With the insider trading conviction of Galleon hedge fund founder Raj Rajaratnam behind us and the new insider trading trial of former Rajaratnam employee Zvi Goffer just getting underway this week, what does this all mean for those working in this space? Certainly, the industry's never happy with stepped up enforcement, and it's spooked the industry good. Even biggie Goldman Sachs hasn't been immune, with its former director also under investigation in the Galleon probe.
Meanwhile, the judge in the trial of Goffer, a Galleon trader charged along with two others in a separate insider-trading scheme, has told prospective jurors that they could hear secretly recorded telephone calls between Goffer and Rajaratnam. This was all part of questioning to weed out those jurors who may be biased because of Rajaratnam's recent conviction.
Federal investigators have made strong moves against insider trading by other hedge fund execs, as well as financial advisers and mutual fund staff in the past few months. Next up-U.S. prosecutors are furthering their investigations into insider trading at Steven Cohen's hedge fund account at SAC Capital Advisors.
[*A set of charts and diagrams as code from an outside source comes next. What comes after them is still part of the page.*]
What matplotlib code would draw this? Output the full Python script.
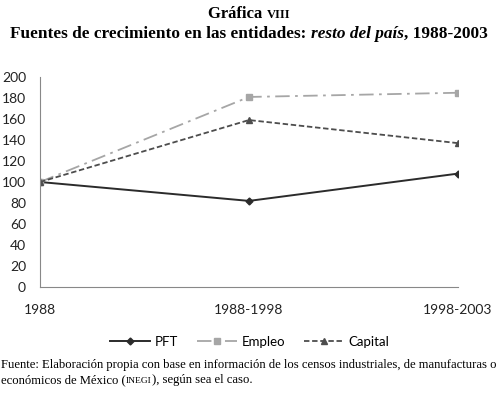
import matplotlib
matplotlib.use('Agg')
import matplotlib.pyplot as plt

categories = ['1988', '1988-1998', '1998-2003']
pft = [100, 82, 108]
empleo = [100, 181, 185]
capital = [100, 159, 137]
yticks = list(range(0, 201, 20))

W, H = 498, 395
fig = plt.figure(figsize=(W / 100, H / 100), dpi=100)
ax = fig.add_axes([40 / W, 1 - 287 / H, 418 / W, 210 / H])

x = range(len(categories))
ax.plot(x, pft, color='#2b2b2b', lw=1.4, marker='D', ms=3.5, label='PFT')
ax.plot(x, empleo, color='#a6a6a6', lw=1.3, ls=(0, (8, 3, 1.5, 3)), marker='s', ms=5, label='Empleo')
ax.plot(x, capital, color='#4d4d4d', lw=1.3, ls=(0, (3, 1.5)), marker='^', ms=5, label='Capital')

ax.set_xlim(0, 2)
ax.set_ylim(0, 200)
ax.set_yticks(yticks)
ax.set_xticks(list(x))
ax.set_xticklabels(categories)
for s in ['top', 'right']:
    ax.spines[s].set_visible(False)
for s in ['left', 'bottom']:
    ax.spines[s].set_color('#888888')
    ax.spines[s].set_linewidth(0.8)
ax.tick_params(length=0, labelsize=10, colors='#222222', pad=10)
ax.tick_params(axis='x', pad=12)
for t in ax.get_xticklabels() + ax.get_yticklabels():
    t.set_family('Lato')

leg = ax.legend(loc='center', bbox_to_anchor=(250 / W, 1 - 342 / H), bbox_transform=fig.transFigure,
                ncol=3, frameon=False, prop={'family': 'Lato', 'size': 9.5},
                handlelength=3, columnspacing=1.4, handletextpad=0.4)

fig.canvas.draw()
r = fig.canvas.get_renderer()


def line_of(pieces, y, x0=None, center=None):
    # pieces: list of (text, kwargs); draw side by side
    texts = []
    for s, kw in pieces:
        texts.append(fig.text(0, 1 - y / H, s, va='baseline', ha='left', family='Liberation Serif', **kw))
    widths = [t.get_window_extent(r).width for t in texts]
    pos = x0 if x0 is not None else center - sum(widths) / 2
    for t, w in zip(texts, widths):
        t.set_x(pos / W)
        pos += w


line_of([('Gráfica ', dict(size=12, weight='bold')), ('VIII', dict(size=9, weight='bold'))], 18, center=249)
line_of([('Fuentes de crecimiento en las entidades: ', dict(size=12.4, weight='bold')),
         ('resto del país', dict(size=12.4, weight='bold', style='italic')),
         (', 1988-2003', dict(size=12.4, weight='bold'))], 38, center=249)
line_of([('Fuente: Elaboración propia con base en información de los censos industriales, de manufacturas o',
          dict(size=9.1))], 368, x0=1)
line_of([('económicos de México (', dict(size=9.1)), ('INEGI', dict(size=6.8)),
         ('), según sea el caso.', dict(size=9.1))], 383, x0=1)

fig.savefig('out.png', dpi=100)
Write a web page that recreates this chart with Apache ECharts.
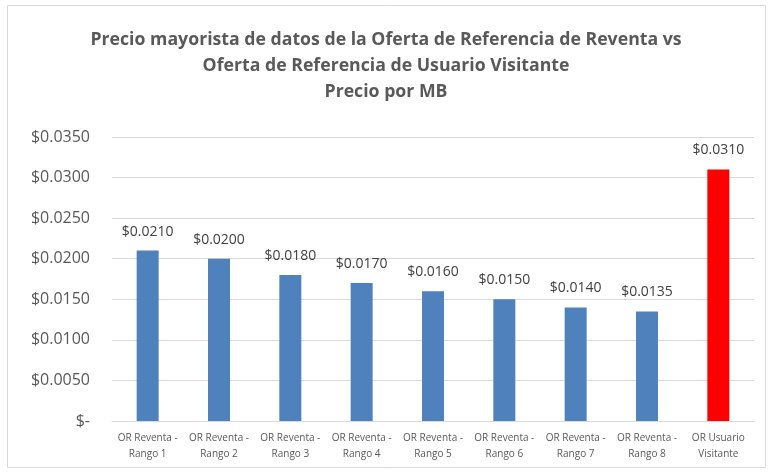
<!DOCTYPE html>
<html>
<head>
<meta charset="utf-8">
<script src="https://cdn.jsdelivr.net/npm/echarts@6/dist/echarts.min.js"></script>
<style>
  html, body { margin: 0; padding: 0; background: #fff; }
  #chart { width: 772px; height: 472px; }
</style>
</head>
<body>
<div id="chart"></div>
<script>
var categories = [
  'OR Reventa -\nRango 1', 'OR Reventa -\nRango 2', 'OR Reventa -\nRango 3',
  'OR Reventa -\nRango 4', 'OR Reventa -\nRango 5', 'OR Reventa -\nRango 6',
  'OR Reventa -\nRango 7', 'OR Reventa -\nRango 8', 'OR Usuario\nVisitante'
];
var prices = [0.0210, 0.0200, 0.0180, 0.0170, 0.0160, 0.0150, 0.0140, 0.0135, 0.0310];
var barColors = ['#4F81BD', '#4F81BD', '#4F81BD', '#4F81BD', '#4F81BD', '#4F81BD', '#4F81BD', '#4F81BD', '#FF0000'];
var titleLines = [
  'Precio mayorista de datos de la Oferta de Referencia de Reventa vs',
  'Oferta de Referencia de Usuario Visitante',
  'Precio por MB'
];

var myChart = echarts.init(document.getElementById('chart'));

function money(v) {
  if (v === 0) return '$-';
  return '$' + v.toFixed(4);
}

var option = {
  animation: false,
  graphic: [{
    type: 'rect',
    shape: { x: 7.5, y: 5.5, width: 758, height: 462 },
    style: { fill: 'none', stroke: '#d9d9d9', lineWidth: 1 },
    silent: true
  }],
  title: {
    text: titleLines.join('\n'),
    left: 'center',
    top: 22,
    textStyle: {
      fontFamily: 'Open Sans',
      fontWeight: 'bold',
      fontSize: 17.7,
      lineHeight: 26,
      color: '#595959'
    }
  },
  grid: {
    left: 112,
    right: 18,
    top: 137,
    bottom: 51
  },
  xAxis: {
    type: 'category',
    data: categories,
    axisLine: { lineStyle: { color: '#d9d9d9' } },
    axisTick: { show: false },
    axisLabel: {
      color: '#595959',
      fontFamily: 'Open Sans',
      fontSize: 10,
      lineHeight: 16,
      margin: 9,
      interval: 0
    }
  },
  yAxis: {
    type: 'value',
    min: 0,
    max: 0.035,
    interval: 0.005,
    axisLine: { show: false },
    axisTick: { show: false },
    splitLine: { lineStyle: { color: '#d9d9d9' } },
    axisLabel: {
      color: '#595959',
      fontFamily: 'Open Sans',
      fontSize: 16,
      margin: 22,
      formatter: money
    }
  },
  series: [{
    type: 'bar',
    barWidth: 22,
    data: prices.map(function (v, i) {
      return { value: v, itemStyle: { color: barColors[i] } };
    }),
    label: {
      show: true,
      position: 'top',
      distance: 12,
      color: '#404040',
      fontFamily: 'Open Sans',
      fontSize: 14,
      formatter: function (p) { return money(p.value); }
    }
  }]
};

myChart.setOption(option);
</script>
</body>
</html>
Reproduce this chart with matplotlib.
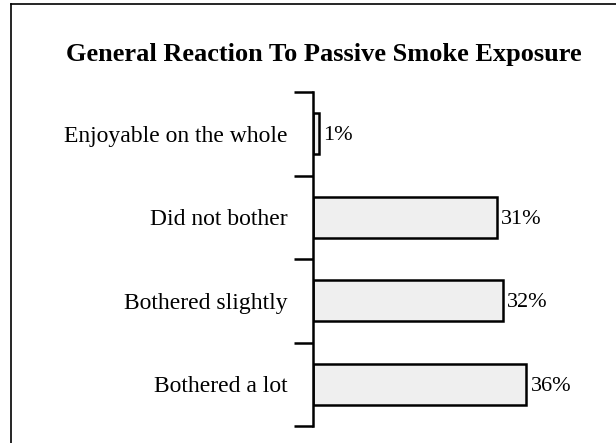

But who else should worry? Internal research and expert networks need to be concerned. For those inside internal research departments, the future's surely going to be interesting. In order to prevent exposure or even a hint of problems, look for firms to shore up internal research departments. In-house compliance is already benefiting from the stepped up enforcement efforts, so look for additional jobs across Wall Street and beyond.
Research has changed dramatically since 2005 SEC enforcement actions against research analysts. Some research department staff is sure to jump ship again, especially given the additional unwanted attention, extra work, and possible efforts to pass the buck onto internal research staff.
Expert networks are already feeling the pinch from additional enforcement and legal action. The Galleon hoopla buried reports of investigations into a Primary Global Research former employee, as well as two of their consultants.
Massachusetts may be the first state to take proactive action against expert networks, with proposals underway to monitor the state's registered investment advisers who use expert network firms.